Both sides face off on natural-gas severance tax
The forces squabbling over a proposed natural-gas severance tax in Pennsylvania are ramping up their hearts-and-minds campaigns. The Marcellus Shale Coalition on Tuesday released an industry-commissioned study that projects natural-gas drilling could generate more than $8 billion in economic benefits this year and add more than 88,000 jobs in the state - double the numbers it says were created last year.
The forces squabbling over a proposed natural-gas severance tax in Pennsylvania are ramping up their hearts-and-minds campaigns.
The Marcellus Shale Coalition on Tuesday released an industry-commissioned study that projects natural-gas drilling could generate more than $8 billion in economic benefits this year and add more than 88,000 jobs in the state - double the numbers it says were created last year.
But the industry study, by Pennsylvania State University's Department of Energy and Mineral Engineering, asserts that a proposed severance tax on natural-gas production could snuff out the boom.
"The imposition of any significant severance tax on Marcellus natural-gas output could induce a redirection of investment flows to other shale plays," said the authors of the study, presented Tuesday at the Capitol Rotunda in Harrisburg.
The Rendell administration, which is rallying political support for a severance tax of about 6 percent, issued a news release late Monday blaming gas drillers for increases in truck traffic, road damage, traffic violations, crime, and demand for social services.
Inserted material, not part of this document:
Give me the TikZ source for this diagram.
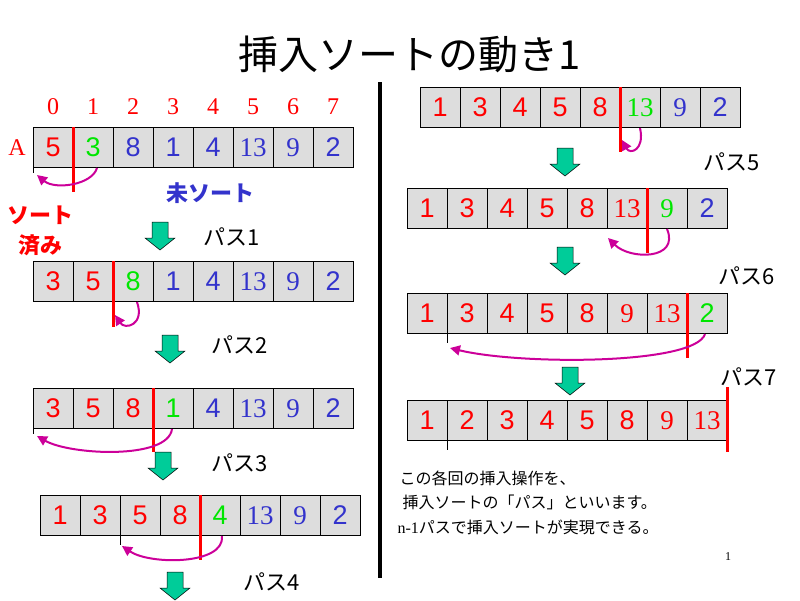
\documentclass[tikz,border=0pt]{standalone}
\usepackage{fontspec}
\setmainfont{Liberation Serif}
\newfontfamily\jp{Noto Sans CJK JP}
\newfontfamily\asans{Liberation Sans}
\usetikzlibrary{arrows.meta}
\definecolor{myred}{RGB}{255,0,0}
\definecolor{mygreen}{RGB}{0,230,0}
\definecolor{myblue}{RGB}{51,51,204}
\definecolor{mag}{RGB}{204,0,153}
\definecolor{garrow}{RGB}{0,204,153}
\definecolor{cellg}{RGB}{221,221,221}
\newcommand{\fs}{\asans}
\newcommand{\fm}{\rmfamily}
\tikzset{
  cell/.style={draw=black,fill=cellg,minimum width=40pt,minimum height=40pt,inner sep=0pt,anchor=north west,font=\fontsize{27}{27}\selectfont},
  bar/.style={draw=myred,line width=3pt},
  tick/.style={draw=black,line width=0.6pt},
  swap/.style={draw=mag,line width=2pt,-{Triangle[length=10pt,width=10pt]}},
  lab/.style={font=\jp\fontsize{22}{22}\selectfont},
  idx/.style={text=myred,font=\rmfamily\fontsize{24}{24}\selectfont},
  note/.style={anchor=west,font=\jp\fontsize{16}{16}\selectfont}
}
\newcommand{\arr}[4]{% name,x,y,list
  \foreach \c/\f/\t [count=\i from 0] in {#4}
    \node[cell,text=\c] (#1c\i) at ({#2+40*\i},#3) {\csname \f\endcsname\t};}
\newcommand{\garr}[3]{% name, x center, y top
  \fill[garrow,draw=black,line width=0.5pt] (#2-8,#3) -- (#2+8,#3) -- (#2+8,#3+16) -- (#2+15,#3+16) -- (#2,#3+28) -- (#2-15,#3+16) -- (#2-8,#3+16) -- cycle;
  \coordinate (#1) at (#2,#3);}
\begin{document}
\begin{tikzpicture}[x=1pt,y=-1pt]
\useasboundingbox (0,0) rectangle (800,600);
\node[font=\jp\fontsize{40}{40}\selectfont] (title) at (410,54) {挿入ソートの動き1};
% left column
\foreach \n [count=\i from 0] in {0,...,7} \node[idx] (ix\i) at ({53+40*\i},107) {\n};
\node[text=myred,font=\rmfamily\fontsize{24}{24}\selectfont] (A) at (17,148) {A};
\arr{a}{33}{127}{myred/fs/5,mygreen/fs/3,myblue/fs/8,myblue/fs/1,myblue/fs/4,myblue/fm/13,myblue/fm/9,myblue/fs/2}
\draw[bar] (73,127) -- (73,192);
\draw[tick] (ac0.south west) -- ++(0,6);
\draw[swap] (97,168) .. controls (92,185) and (55,190) .. (37,175);
\node[text=myblue,font=\jp\bfseries\fontsize{22}{22}\selectfont] (uns) at (210,193) {未ソート};
\node[text=myred,font=\jp\bfseries\fontsize{22}{22}\selectfont] (srt1) at (40,215) {ソート};
\node[text=myred,font=\jp\bfseries\fontsize{22}{22}\selectfont] (srt2) at (40,245) {済み};
\garr{g1}{160}{222}
\node[lab,anchor=west] (p1) at (200,237) {パス1};
\arr{b}{33}{261}{myred/fs/3,myred/fs/5,mygreen/fs/8,myblue/fs/1,myblue/fs/4,myblue/fm/13,myblue/fm/9,myblue/fs/2}
\draw[bar] (113,261) -- (113,327);
\draw[swap] (137,302) .. controls (145,325) and (125,330) .. (115,315);
\garr{g2}{170}{335}
\node[lab,anchor=west] (p2) at (208,345) {パス2};
\arr{c}{33}{388}{myred/fs/3,myred/fs/5,myred/fs/8,mygreen/fs/1,myblue/fs/4,myblue/fm/13,myblue/fm/9,myblue/fs/2}
\draw[bar] (153,388) -- (153,452);
\draw[tick] (cc0.south west) -- ++(0,6);
\draw[swap] (172,429) .. controls (168,460) and (70,455) .. (37,436);
\garr{g3}{163}{452}
\node[lab,anchor=west] (p3) at (208,463) {パス3};
\arr{d}{40}{495}{myred/fs/1,myred/fs/3,myred/fs/5,myred/fs/8,mygreen/fs/4,myblue/fm/13,myblue/fm/9,myblue/fs/2}
\draw[bar] (200,495) -- (200,560);
\draw[tick] (dc2.south west) -- ++(0,10);
\draw[swap] (222,536) .. controls (225,565) and (150,565) .. (122,546);
\garr{g4}{175}{572}
\node[lab,anchor=west] (p4) at (240,582) {パス4};
% divider
\draw[line width=4pt] (380,82) -- (380,578);
% right column
\arr{e}{420}{87}{myred/fs/1,myred/fs/3,myred/fs/4,myred/fs/5,myred/fs/8,mygreen/fm/13,myblue/fm/9,myblue/fs/2}
\draw[bar] (620,87) -- (620,152);
\draw[swap] (640,128) .. controls (645,150) and (630,155) .. (622,140);
\garr{g5}{565}{148}
\node[lab,anchor=west] (p5) at (700,162) {パス5};
\arr{f}{407}{188}{myred/fs/1,myred/fs/3,myred/fs/4,myred/fs/5,myred/fs/8,myred/fm/13,mygreen/fm/9,myblue/fs/2}
\draw[bar] (647,188) -- (647,253);
\draw[swap] (667,229) .. controls (680,260) and (630,260) .. (608,238);
\garr{g6}{565}{247}
\node[lab,anchor=west] (p6) at (715,276) {パス6};
\arr{g}{407}{293}{myred/fs/1,myred/fs/3,myred/fs/4,myred/fs/5,myred/fs/8,myred/fm/9,myred/fm/13,mygreen/fs/2}
\draw[bar] (687,293) -- (687,358);
\draw[tick] (gc1.south west) -- ++(0,10);
\draw[swap] (705,334) .. controls (695,365) and (520,365) .. (450,348);
\garr{g7}{570}{367}
\node[lab,anchor=west] (p7) at (717,377) {パス7};
\arr{h}{407}{400}{myred/fs/1,myred/fs/2,myred/fs/3,myred/fs/4,myred/fs/5,myred/fs/8,myred/fm/9,myred/fm/13}
\draw[bar] (727,387) -- (727,452);
\draw[tick] (hc1.south west) -- ++(0,10);
% notes
\node[note] (n1) at (396,478) {この各回の挿入操作を、};
\node[note] (n2) at (399,502) {挿入ソートの「パス」といいます。};
\node[note] (n3) at (394,527) {{\rmfamily n-1}パスで挿入ソートが実現できる。};
\node[font=\rmfamily\fontsize{12}{12}\selectfont] (pg) at (728,557) {1};
\end{tikzpicture}
\end{document}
In a statement, Transportation Secretary Allen D. Biehler and Pennsylvania State Police Commissioner Frank Pawlowski argued that a severance tax could provide "funds to repair roads and other infrastructure, bolster local law-enforcement efforts, or provide programs to help those in need."
"The high volume of heavy truck traffic carrying water, equipment and chemicals to drilling sites has caused extensive damage to secondary roads and even some primary roads," Biehler said, noting that many secondary roads in the state's northern tier lack the base foundation to accommodate heavy equipment.
Pawlowski cited a Feb. 9 enforcement effort in Susquehanna County that found 56 percent of 194 trucks checked were found to be over the weight limit.
"More and more," he added, "it seems the police reports coming out of the northern tier include arrests because of drug use and trafficking, fights involving rig workers, DUIs, and weapons being brought into the state and not registered properly."
The dueling images of the natural-gas bonanza are at the center of a debate over the severance tax, which is now before the legislature.
Rendell argues that Pennsylvania is the only major gas-producing state that does not impose a production tax. Under his plan, the state would take in about $1.8 billion over five years, with $180 million of that shared directly with local governments.
Industry argues the tax would stifle a nascent business that has become one of the state's few shining economic stars, unassisted by government subsidies.
The Penn State study was conducted by Robert W. Watson, an emeritus engineering professor, Timothy J. Considine, an energy economist, and Seth Blumsack, an assistant professor of energy policy and economics.
Watson and Considine were the lead authors of a similar study in August whose bullish projections are frequently cited by industry - and often derided as one-sided by environmental advocates.
"This report is all based on assumptions provided by the industry," Jan Jarrett, president of Citizens for Pennsylvania's Future (PennFuture), said of Tuesday's report. "The report looks at the economic benefits, but does not factor in any of the costs."
Measuring the full impact of the Marcellus Shale boom is challenging. Many benefits are generated indirectly through the supply chain - the companies providing supplies, food, shelter and transportation to the industry.
The study's authors, basing their projections on a survey of companies that accounted for most of the 710 Marcellus wells started last year, said the industry spent $7.7 billion in the last two years.
It paid $3.5 billion in signing bonuses to owners of mineral rights in the last two years, the study says.
The industry last year paid $54.7 million in royalties to property owners based on a percentage of gas sold, when production averaged 327 million cubic feet per day. The study projects output will average 1 billion cubic feet per day this year and 2.5 billion cubic feet per day next year.
Counting direct and indirect employment, the study estimates that the Marcellus created 44,098 jobs last year, and that the number will quadruple to 160,205 by 2015.
In a more narrow report released last month, the Pennsylvania Department of Labor and Industry estimated that Marcellus drilling would increase the gas- and oil-industry workforce from 8,025 to 12,423 in 2016.
James Martini, a statistical analyst, said the state's report did not attempt to include employment in the industries that supply gas operators, nor on the economic effect of lease and royalty payments.
"We're looking at things we can actually measure and study," he said.